Tehlikeli sorular bunlar...
Sorarsın ve bir korku kaplar içini...
Beni anlıyor musun?.....

Sığınmacıların oy hakkı var zaten.

Yoksa neden bu kadar yatırım yapılsın :ssz:
 
Sığınmacıların oy hakkı var zaten.

Yoksa neden bu kadar yatırım yapılsın :ssz:

Yanlış biliyorsunuz sanırım
Oy hakkı vatandaşlık hakkı ile birlikte kazanılır
Vatandaşlık hakkı ise anayasamızın 35. maddesine göre ''Kanunun gösterdiği şartlar ile kazanılır''

5901 sayılı Türk Vatandaşlık Kanununa göre;
Vatandaşlık hakkı için de 5 yıl ikamet ya da evlilik bağı gerekir
Tabi bakanlık kararı ile durumu uygun görülenlere de vatandaşlık verilebilmesi de mümkündür bu kanuna göre....
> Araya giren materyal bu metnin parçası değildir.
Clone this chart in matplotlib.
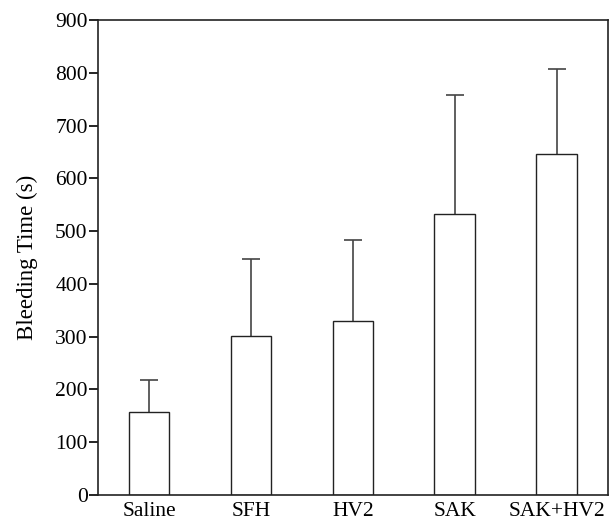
import matplotlib.pyplot as plt

groups = ['Saline', 'SFH', 'HV2', 'SAK', 'SAK+HV2']
bleeding = [157, 301, 330, 532, 647]
err_up = [61, 147, 153, 226, 160]

plt.rcParams['font.family'] = ['Liberation Serif', 'DejaVu Serif']

fig = plt.figure(figsize=(6.09, 5.21), dpi=100)
ax = fig.add_axes([0.161, 0.05, 0.837, 0.9116])

x = list(range(len(groups)))
ax.bar(x, bleeding, width=0.4, color='white', edgecolor='#222222', linewidth=1.0, zorder=2)
eb = ax.errorbar(x, bleeding, yerr=[[0] * len(x), err_up], fmt='none', ecolor='#444444',
                 elinewidth=1.2, capsize=6.5, capthick=1.2, zorder=1)
# only the upper cap
eb[1][0].set_visible(False)

ax.set_xlim(-0.5, 4.5)
ax.set_ylim(0, 900)
ax.set_yticks(range(0, 901, 100))
ax.set_xticks(x)
ax.set_xticklabels(groups)
ax.tick_params(axis='x', length=0, labelsize=15.5, pad=5)
ax.tick_params(axis='y', length=6.5, width=1.2, labelsize=15.5, direction='out', pad=1)
for s in ax.spines.values():
    s.set_linewidth(1.2)
    s.set_color('#222222')
ax.set_ylabel('Bleeding Time (s)', fontsize=16.5, labelpad=12)

fig.savefig('out.png', dpi=100)
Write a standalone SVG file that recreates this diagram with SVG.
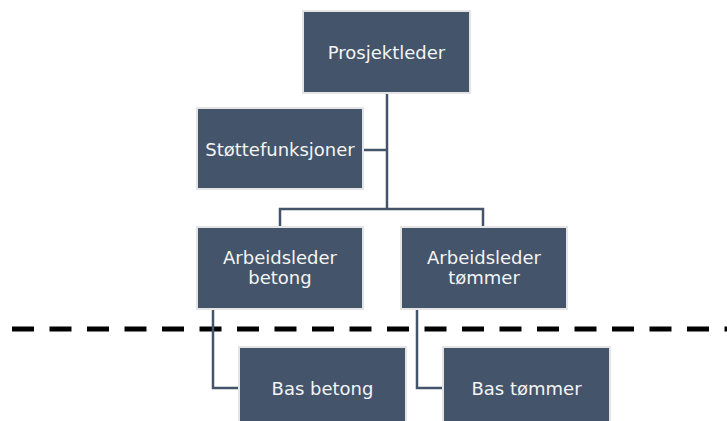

Dolayısıyla vatandaş olmayan sığınmacıların şu an itibari ile oy kullanma hakkı yok anayasamıza ve vatandaşlık kanunumuza göre....

Tabi geçmişte ölülere bile oy kullandırıldığını göz önünde bulundurursak, bu sığınmacılar için bir yol bulamayacakları anlamına gelmiyor...
 
Yanlış biliyorsunuz sanırım
Oy hakkı vatandaşlık hakkı ile birlikte kazanılır
Vatandaşlık hakkı ise anayasamızın 35. maddesine göre ''Kanunun gösterdiği şartlar ile kazanılır''

5901 sayılı Türk Vatandaşlık Kanununa göre;
Vatandaşlık hakkı için de 5 yıl ikamet ya da evlilik bağı gerekir
Tabi bakanlık kararı ile durumu uygun görülenlere de vatandaşlık verilebilmesi de mümkündür bu kanuna göre....

Dolayısıyla vatandaş olmayan sığınmacıların şu an itibari ile oy kullanma hakkı yok anayasamıza ve vatandaşlık kanunumuza göre....

Tabi geçmişte ölülere bile oy kullandırıldığını göz önünde bulundurursak, bu sığınmacılar için bir yol bulamayacakları anlamına gelmiyor...

Bir hukukçu olarak kanunu iyi biliyorum ben de:1:

Ancak hukuken onlar "sığınmacı " değil , ülkesinden 'zaruri 'olarak bizim ülkemize gelen kişiler.

Bu kişiler istisnai yolla Türk vatandaşlığına alınıyor tabi ki Bakanlar Kurulunun bu konuda takdir yetkisi var ancak bu takdir yetkisini olumlu kullanıyor ve gelen tekliflerin neredeyse hiç biri reddedilmiyor uygulamada.

Bu kişilerde ikamet şartı aranmıyor sizin bahsettiğiniz 5 yıllık ikamet süresi ve evlilik halinde kazanılan vatandaşlık genel yolla kazanılan vatandaşlık Suriye'den gelen kişiler için ise istisnai yolla vatandaşlığa alınma söz konusu.